The project is led by UB physicist Arnd Pralle, who has pioneered a method of using tiny, magnetic particles to remotely induce neurons to fire.
The ability to stimulate different neuronal networks on command would help scientists gain new information about how circuits within the brain control behavior. This capability would be of particular value to researchers studying Parkinson’s disease, traumatic brain injury and other problems caused by damaged or malfunctioning of neurons.
The Human Frontier Science Program (HFSP) grant adds to $1.3 million that the UB-led research already has received from the National Institute of Mental Health.
Using the HFSP award, scientists will develop new biocompatible nanoparticles and identify the arrangements of nanoparticles that promote the fastest signaling.

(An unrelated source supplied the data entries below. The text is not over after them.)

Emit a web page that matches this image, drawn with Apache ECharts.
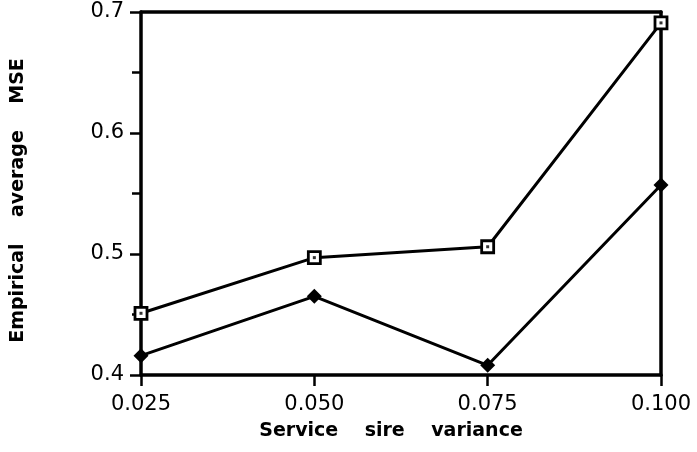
<!DOCTYPE html>
<html><head><meta charset="utf-8">
<script src="https://cdn.jsdelivr.net/npm/echarts@6/dist/echarts.min.js"></script>
<style>html,body{margin:0;padding:0;background:#fff}#c{width:697px;height:452px}</style>
</head><body><div id="c"></div>
<script>
var xValues = [0.025, 0.050, 0.075, 0.100];
var squareSeries = [0.451, 0.497, 0.506, 0.691];
var diamondSeries = [0.416, 0.465, 0.408, 0.557];
var xTicks = ['0.025', '0.050', '0.075', '0.100'];
var yTicks = ['0.4', '0.5', '0.6', '0.7'];

function pairs(vals){ return xValues.map(function(x,i){ return [x, vals[i]]; }); }

var chart = echarts.init(document.getElementById('c'));
var font = '"DejaVu Sans", Arial, Helvetica, sans-serif';
chart.setOption({
  animation: false,
  backgroundColor: '#fff',
  grid: { left: 141, right: 36, top: 12, bottom: 77, show: false, outerBoundsMode: 'none', containLabel: false },
  xAxis: [{
    type: 'value', min: 0.025, max: 0.1, interval: 0.025,
    name: 'Service    sire    variance', nameLocation: 'middle', nameGap: 47,
    nameTextStyle: { fontFamily: font, fontWeight: 'bold', fontSize: 19, color: '#000', padding: [0, 20, 0, 0] },
    axisLine: { lineStyle: { color: '#000', width: 3.5 } },
    axisTick: { show: true, length: 11, lineStyle: { color: '#000', width: 2.5 } },
    axisLabel: { margin: 19, fontFamily: font, fontSize: 21, color: '#000',
      formatter: function(v){ var i = xValues.findIndex(function(x){return Math.abs(x-v)<1e-9;}); return i>=0 ? xTicks[i] : ''; } },
    splitLine: { show: false }
  }, {
    type: 'value', position: 'top', min: 0.025, max: 0.1,
    axisLine: { show: true, lineStyle: { color: '#000', width: 3.5 } },
    axisTick: { show: false }, axisLabel: { show: false }, splitLine: { show: false }
  }],
  yAxis: [{
    type: 'value', min: 0.4, max: 0.7, interval: 0.1,
    name: 'Empirical    average    MSE', nameLocation: 'middle', nameGap: 113, nameRotate: 90,
    nameTextStyle: { fontFamily: font, fontWeight: 'bold', fontSize: 19, color: '#000', padding: [0, 14, 0, 0] },
    axisLine: { show: true, lineStyle: { color: '#000', width: 3.5 } },
    axisTick: { show: true, length: 11, lineStyle: { color: '#000', width: 2.5 } },
    minorTick: { show: true, splitNumber: 2, length: 9, lineStyle: { color: '#000', width: 2.5 } },
    axisLabel: { margin: 17, fontFamily: font, fontSize: 21, color: '#000',
      formatter: function(v){ var i = Math.round((v-0.4)/0.1); return yTicks[i] || ''; } },
    splitLine: { show: false }
  }, {
    type: 'value', position: 'right', min: 0.4, max: 0.7,
    axisLine: { show: true, lineStyle: { color: '#000', width: 3.5 } },
    axisTick: { show: false }, axisLabel: { show: false }, splitLine: { show: false }
  }],
  series: [{
    type: 'line', data: pairs(diamondSeries), symbol: 'diamond', symbolSize: 15,
    lineStyle: { color: '#000', width: 3 }, itemStyle: { color: '#000' }, z: 3
  }, {
    type: 'line', data: pairs(squareSeries), symbol: 'rect', symbolSize: 12,
    lineStyle: { color: '#000', width: 3 },
    itemStyle: { color: '#fff', borderColor: '#000', borderWidth: 2.8 }, z: 3
  }, {
    type: 'scatter', data: pairs(squareSeries), symbol: 'rect', symbolSize: 3,
    itemStyle: { color: '#000' }, z: 5
  }]
});
</script></body></html>
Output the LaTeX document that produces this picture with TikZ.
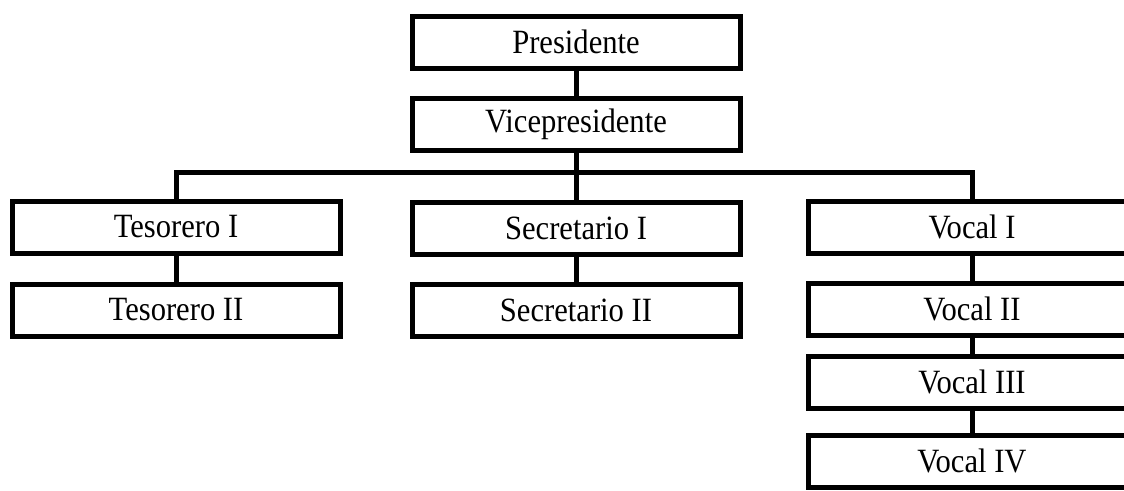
\documentclass[tikz,border=0pt]{standalone}
\usepackage{fontspec}
\setmainfont{Liberation Serif}[FakeStretch=0.9]
\usepackage{tikz}
\usepackage{xcolor}

\begin{document}
\begin{tikzpicture}[x=1pt,y=-1pt,
  cargo/.style={draw,line width=5pt,minimum width=328pt,minimum height=52pt,inner sep=0pt,font=\fontsize{34}{40}\selectfont},
  linea/.style={line width=5pt}]
\useasboundingbox (0,0) rectangle (1124,490);

\node[cargo] (pres) at (576,42) {Presidente};
\node[cargo] (vice) at (576,124) {Vicepresidente};

\node[cargo] (tes1) at (176,227) {Tesorero I};
\node[cargo] (tes2) at (176,310) {Tesorero II};

\node[cargo] (sec1) at (576,228) {Secretario I};
\node[cargo] (sec2) at (576,310) {Secretario II};

\node[cargo] (voc1) at (972,227) {Vocal I};
\node[cargo] (voc2) at (972,309) {Vocal II};
\node[cargo] (voc3) at (972,382) {Vocal III};
\node[cargo] (voc4) at (972,461) {Vocal IV};

\coordinate (bar) at (576,172);

\draw[linea] (pres) -- (vice);
\draw[linea] (vice) -- (sec1);
\draw[linea] (tes1.north) |- (bar) -| (voc1.north);
\draw[linea] (tes1) -- (tes2);
\draw[linea] (sec1) -- (sec2);
\draw[linea] (voc1) -- (voc2);
\draw[linea] (voc2) -- (voc3);
\draw[linea] (voc3) -- (voc4);
\end{tikzpicture}
\end{document}
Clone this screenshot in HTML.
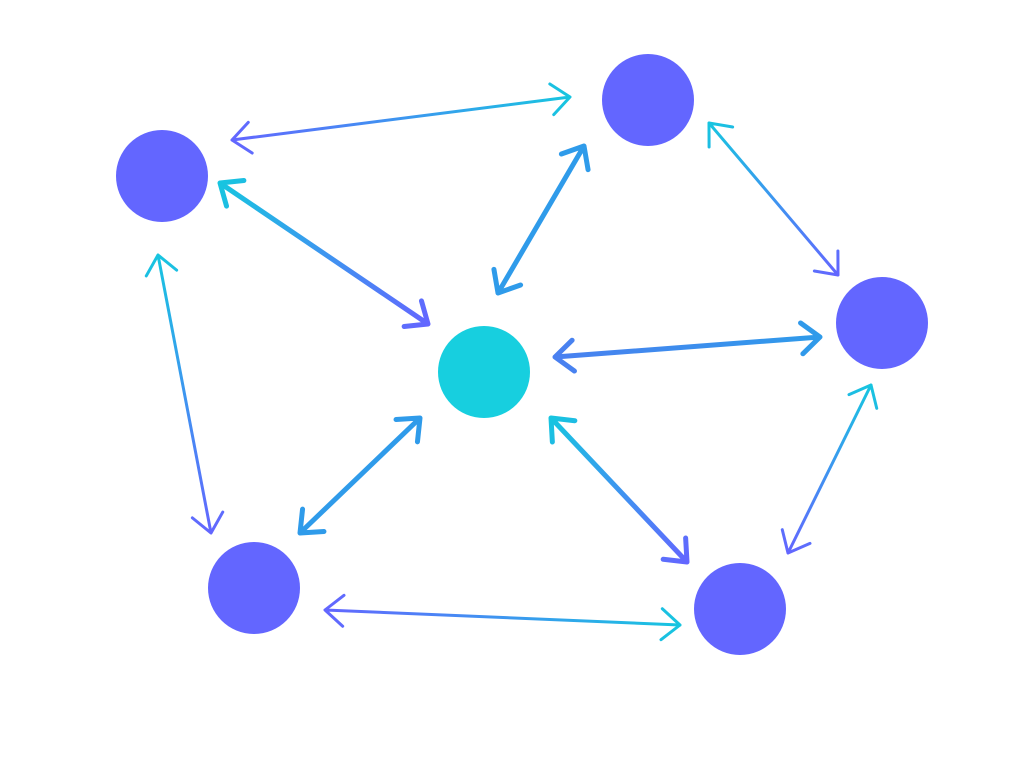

The grant will fund the work of Pralle and three partners: neurologist Thomas Knoepfel from the RIKEN Brain Science Institute in Wako-shi, Japan; physicist Wolfgang Parak from Philipps University in Marburg, Germany; and microbiologist Dirk Schueler from Ludwig Maximilians University in Munich, Germany.
“Having the close collaboration with experts in complementary fields will really push our project forward,” says Pralle, an assistant professor in the UB Department of Physics.
The team was one of 25 that received program grants from a field of applications that included almost 800 letters of intent. The HFSP grant program prioritizes international and intercontinental collaborations between biologists and scientists from other fields.
Pralle’s technique for remote neuro-stimulation involves the use of heated, magnetic nanoparticles to open heat-activated ion channels in the brain.
In a nutshell, scientists apply an alternating magnetic field to the brain that causes the particles’ magnetization to flip rapidly, generating heat. That heat then stimulates the ion channels to open, depolarizing the neurons and causing them to fire.
The specific research funded by the Human Frontier Science Program will involve developing and testing two different kinds of magnetic nanoparticles: artificial particles with biocompatible coatings that Parak will develop and protein-coated particles that Schueler will synthesize using bacteria.
Knoepfel will apply the technology in brain slices and in vivo, while Pralle will work to optimize the speed and efficiency of signaling.